[Figure scripts]
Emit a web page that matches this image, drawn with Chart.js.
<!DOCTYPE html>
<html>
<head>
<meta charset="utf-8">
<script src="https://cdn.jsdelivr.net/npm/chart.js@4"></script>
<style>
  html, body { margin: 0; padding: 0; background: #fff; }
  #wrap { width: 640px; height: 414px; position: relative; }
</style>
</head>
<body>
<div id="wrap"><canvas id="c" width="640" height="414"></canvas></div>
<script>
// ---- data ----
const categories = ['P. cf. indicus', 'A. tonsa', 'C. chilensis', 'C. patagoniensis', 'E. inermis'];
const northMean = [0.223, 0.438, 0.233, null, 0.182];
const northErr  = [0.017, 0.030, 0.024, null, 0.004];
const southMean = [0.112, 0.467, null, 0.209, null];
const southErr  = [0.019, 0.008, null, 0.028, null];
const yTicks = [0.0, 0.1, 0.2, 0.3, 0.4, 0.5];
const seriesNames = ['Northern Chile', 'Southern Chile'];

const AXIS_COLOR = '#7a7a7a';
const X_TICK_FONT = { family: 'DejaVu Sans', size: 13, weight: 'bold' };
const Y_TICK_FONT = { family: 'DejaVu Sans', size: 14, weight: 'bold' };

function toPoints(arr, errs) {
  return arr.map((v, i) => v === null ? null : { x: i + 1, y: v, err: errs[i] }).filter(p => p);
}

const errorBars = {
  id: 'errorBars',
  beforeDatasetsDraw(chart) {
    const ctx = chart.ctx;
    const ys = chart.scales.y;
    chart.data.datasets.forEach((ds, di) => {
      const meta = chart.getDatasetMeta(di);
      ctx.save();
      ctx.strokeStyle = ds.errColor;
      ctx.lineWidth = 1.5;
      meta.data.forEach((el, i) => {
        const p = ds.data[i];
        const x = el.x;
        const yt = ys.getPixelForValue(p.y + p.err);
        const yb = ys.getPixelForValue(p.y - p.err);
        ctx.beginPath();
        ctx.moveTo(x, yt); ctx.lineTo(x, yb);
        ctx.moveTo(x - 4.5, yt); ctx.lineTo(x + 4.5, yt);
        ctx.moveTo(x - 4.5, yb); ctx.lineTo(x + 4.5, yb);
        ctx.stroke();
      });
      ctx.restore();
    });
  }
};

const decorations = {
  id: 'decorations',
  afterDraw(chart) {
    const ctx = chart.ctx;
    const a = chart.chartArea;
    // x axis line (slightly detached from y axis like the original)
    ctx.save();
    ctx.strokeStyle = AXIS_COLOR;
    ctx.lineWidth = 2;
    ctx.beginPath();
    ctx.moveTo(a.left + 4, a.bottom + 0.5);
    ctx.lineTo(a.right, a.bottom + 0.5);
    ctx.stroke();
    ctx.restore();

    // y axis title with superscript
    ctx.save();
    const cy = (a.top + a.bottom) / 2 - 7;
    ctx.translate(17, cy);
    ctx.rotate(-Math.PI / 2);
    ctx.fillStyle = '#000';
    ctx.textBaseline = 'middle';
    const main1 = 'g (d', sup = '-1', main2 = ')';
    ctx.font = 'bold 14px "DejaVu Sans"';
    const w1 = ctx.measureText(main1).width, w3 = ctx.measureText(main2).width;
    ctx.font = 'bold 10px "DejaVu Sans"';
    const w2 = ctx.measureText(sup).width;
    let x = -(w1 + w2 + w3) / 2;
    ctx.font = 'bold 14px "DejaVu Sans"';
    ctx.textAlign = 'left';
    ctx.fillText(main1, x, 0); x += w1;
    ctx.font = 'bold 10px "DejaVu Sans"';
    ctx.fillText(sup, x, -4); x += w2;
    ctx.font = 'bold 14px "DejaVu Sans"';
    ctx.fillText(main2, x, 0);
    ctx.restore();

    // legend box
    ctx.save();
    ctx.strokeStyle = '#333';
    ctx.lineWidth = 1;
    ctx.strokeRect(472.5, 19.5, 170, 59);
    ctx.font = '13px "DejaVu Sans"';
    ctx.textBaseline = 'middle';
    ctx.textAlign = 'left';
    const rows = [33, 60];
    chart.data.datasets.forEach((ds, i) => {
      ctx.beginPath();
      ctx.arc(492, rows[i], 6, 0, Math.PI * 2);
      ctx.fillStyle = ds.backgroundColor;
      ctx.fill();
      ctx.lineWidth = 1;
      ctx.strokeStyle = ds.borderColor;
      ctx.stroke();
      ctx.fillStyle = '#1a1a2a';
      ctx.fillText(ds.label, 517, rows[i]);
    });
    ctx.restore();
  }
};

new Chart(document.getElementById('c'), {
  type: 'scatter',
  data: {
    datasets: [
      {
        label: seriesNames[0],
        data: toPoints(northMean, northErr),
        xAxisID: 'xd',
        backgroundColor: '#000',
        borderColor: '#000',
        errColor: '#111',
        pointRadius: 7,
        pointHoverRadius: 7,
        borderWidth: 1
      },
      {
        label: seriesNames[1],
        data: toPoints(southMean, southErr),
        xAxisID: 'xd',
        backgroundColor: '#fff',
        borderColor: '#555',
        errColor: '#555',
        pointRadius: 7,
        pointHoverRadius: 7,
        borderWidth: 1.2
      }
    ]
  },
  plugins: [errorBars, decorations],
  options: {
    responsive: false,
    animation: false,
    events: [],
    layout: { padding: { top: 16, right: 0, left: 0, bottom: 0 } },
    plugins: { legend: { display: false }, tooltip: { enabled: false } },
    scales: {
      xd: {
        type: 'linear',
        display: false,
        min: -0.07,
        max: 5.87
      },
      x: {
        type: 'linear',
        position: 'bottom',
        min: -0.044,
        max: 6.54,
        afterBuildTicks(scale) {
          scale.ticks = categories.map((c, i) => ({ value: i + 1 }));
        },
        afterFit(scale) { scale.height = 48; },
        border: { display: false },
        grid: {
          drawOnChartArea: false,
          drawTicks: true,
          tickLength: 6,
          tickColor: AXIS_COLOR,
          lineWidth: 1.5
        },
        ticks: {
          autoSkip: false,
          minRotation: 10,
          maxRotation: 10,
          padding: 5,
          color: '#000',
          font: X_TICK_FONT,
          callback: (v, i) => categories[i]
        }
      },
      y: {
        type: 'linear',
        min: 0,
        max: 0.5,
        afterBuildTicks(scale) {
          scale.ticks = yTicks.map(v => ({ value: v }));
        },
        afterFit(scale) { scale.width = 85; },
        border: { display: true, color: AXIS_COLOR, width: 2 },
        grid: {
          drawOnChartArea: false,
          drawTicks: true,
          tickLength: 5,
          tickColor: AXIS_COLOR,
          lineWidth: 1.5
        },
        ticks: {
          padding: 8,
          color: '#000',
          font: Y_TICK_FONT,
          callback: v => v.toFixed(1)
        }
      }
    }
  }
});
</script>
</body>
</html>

---

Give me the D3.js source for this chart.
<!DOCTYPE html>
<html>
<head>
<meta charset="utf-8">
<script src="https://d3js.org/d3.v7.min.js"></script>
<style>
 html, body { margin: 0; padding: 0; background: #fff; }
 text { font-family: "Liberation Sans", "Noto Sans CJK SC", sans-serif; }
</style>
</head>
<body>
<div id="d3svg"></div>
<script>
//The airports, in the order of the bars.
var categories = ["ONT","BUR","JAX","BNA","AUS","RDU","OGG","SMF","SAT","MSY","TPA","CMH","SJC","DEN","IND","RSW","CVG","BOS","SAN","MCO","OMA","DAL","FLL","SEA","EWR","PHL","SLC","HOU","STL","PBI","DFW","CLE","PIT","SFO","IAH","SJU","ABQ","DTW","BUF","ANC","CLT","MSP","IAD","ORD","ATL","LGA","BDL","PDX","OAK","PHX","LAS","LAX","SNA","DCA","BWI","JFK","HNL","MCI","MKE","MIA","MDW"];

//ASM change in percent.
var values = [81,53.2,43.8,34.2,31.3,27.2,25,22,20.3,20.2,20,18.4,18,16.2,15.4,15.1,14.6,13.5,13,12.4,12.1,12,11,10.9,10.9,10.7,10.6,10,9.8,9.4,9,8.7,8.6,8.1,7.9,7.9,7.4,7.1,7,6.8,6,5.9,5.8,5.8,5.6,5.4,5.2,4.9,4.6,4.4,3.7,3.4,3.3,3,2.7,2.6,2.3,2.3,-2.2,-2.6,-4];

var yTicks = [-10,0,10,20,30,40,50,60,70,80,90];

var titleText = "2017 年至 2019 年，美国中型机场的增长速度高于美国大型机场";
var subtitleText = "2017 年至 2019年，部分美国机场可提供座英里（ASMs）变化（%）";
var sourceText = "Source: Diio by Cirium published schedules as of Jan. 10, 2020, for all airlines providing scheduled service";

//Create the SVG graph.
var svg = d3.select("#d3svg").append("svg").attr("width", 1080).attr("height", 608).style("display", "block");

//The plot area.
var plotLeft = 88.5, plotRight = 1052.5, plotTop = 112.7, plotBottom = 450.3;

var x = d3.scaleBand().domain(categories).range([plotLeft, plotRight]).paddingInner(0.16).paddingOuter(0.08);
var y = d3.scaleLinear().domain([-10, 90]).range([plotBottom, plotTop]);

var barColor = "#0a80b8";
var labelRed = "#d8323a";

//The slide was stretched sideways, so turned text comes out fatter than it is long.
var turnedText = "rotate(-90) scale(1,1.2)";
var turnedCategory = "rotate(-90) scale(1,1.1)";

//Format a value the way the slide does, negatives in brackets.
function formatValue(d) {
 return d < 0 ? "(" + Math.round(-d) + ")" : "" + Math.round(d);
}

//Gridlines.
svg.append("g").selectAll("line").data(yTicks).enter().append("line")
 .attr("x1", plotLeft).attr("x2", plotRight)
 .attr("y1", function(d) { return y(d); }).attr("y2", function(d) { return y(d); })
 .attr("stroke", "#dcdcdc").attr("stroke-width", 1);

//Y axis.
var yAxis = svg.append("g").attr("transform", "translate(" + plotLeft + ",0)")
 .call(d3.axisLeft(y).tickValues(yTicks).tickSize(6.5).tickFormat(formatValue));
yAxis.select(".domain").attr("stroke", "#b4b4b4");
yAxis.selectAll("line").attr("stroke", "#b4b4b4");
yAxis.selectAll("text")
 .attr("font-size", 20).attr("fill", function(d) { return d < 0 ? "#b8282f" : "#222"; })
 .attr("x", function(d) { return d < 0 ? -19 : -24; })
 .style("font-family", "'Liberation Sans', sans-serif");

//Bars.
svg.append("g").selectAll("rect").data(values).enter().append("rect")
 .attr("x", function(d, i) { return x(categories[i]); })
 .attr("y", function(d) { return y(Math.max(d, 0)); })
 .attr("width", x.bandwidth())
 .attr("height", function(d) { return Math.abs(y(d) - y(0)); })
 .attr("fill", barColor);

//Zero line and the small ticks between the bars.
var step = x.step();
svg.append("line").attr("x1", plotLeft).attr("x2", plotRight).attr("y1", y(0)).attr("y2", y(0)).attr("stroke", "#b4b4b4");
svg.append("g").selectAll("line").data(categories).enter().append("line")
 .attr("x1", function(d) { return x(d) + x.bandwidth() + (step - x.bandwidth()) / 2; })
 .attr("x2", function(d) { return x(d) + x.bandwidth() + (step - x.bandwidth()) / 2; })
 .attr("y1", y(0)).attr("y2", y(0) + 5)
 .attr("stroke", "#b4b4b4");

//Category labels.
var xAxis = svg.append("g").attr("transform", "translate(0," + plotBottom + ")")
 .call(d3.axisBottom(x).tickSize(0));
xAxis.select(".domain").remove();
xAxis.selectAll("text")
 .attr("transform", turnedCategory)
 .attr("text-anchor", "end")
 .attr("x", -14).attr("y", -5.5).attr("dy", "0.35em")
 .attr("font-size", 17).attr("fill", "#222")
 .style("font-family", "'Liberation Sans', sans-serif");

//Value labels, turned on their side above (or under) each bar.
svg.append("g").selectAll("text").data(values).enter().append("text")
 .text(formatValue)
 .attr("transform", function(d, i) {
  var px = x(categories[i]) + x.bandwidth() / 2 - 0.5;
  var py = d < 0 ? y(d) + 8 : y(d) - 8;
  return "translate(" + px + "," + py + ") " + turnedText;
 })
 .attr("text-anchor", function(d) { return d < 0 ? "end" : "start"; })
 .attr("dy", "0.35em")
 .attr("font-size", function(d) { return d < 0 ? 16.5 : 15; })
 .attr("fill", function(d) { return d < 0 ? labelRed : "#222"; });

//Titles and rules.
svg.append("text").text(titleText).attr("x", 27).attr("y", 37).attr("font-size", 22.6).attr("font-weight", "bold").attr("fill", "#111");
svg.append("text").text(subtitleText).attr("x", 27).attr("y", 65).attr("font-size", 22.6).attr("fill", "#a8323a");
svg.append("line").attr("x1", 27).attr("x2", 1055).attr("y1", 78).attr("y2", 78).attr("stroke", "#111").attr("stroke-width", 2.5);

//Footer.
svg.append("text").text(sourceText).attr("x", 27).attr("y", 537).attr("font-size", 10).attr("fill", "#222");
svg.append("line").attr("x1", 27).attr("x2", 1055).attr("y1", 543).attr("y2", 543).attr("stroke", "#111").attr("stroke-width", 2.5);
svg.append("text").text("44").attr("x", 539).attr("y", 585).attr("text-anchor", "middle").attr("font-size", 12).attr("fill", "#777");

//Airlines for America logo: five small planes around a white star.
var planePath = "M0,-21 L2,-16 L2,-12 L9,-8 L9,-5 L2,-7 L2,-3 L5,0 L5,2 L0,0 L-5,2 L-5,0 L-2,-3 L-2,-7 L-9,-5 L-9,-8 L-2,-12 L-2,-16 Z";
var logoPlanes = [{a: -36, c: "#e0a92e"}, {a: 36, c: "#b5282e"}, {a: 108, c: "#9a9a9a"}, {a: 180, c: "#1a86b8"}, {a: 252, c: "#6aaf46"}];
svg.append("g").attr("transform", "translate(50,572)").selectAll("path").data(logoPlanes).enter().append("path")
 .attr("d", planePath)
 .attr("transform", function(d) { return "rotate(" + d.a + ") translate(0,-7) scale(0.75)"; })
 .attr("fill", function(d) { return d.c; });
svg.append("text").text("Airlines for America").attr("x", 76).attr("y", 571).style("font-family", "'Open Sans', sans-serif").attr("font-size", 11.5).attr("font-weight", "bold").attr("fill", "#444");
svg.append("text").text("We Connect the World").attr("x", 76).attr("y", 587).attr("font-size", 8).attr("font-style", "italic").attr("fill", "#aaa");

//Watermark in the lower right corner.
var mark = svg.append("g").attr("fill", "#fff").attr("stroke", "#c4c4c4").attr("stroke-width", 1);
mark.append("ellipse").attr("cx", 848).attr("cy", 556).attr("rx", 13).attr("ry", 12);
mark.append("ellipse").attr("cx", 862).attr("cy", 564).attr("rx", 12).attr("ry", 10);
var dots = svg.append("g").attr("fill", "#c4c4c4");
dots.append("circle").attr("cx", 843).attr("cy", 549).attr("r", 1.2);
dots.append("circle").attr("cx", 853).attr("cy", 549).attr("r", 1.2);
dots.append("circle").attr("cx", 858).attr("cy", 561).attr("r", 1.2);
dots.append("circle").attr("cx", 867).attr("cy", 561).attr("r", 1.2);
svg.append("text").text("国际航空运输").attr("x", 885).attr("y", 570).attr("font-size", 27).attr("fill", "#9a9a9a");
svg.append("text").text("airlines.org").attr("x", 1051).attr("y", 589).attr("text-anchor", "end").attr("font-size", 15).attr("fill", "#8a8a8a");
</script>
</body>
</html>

EXERCISE OBJECTIVE:
Identify each line of the material where the word "this" shows up, and copy it.

OUTPUT BELOW:
Emit a web page that matches this image, drawn with Chart.js.
Give me the D3.js source for this chart.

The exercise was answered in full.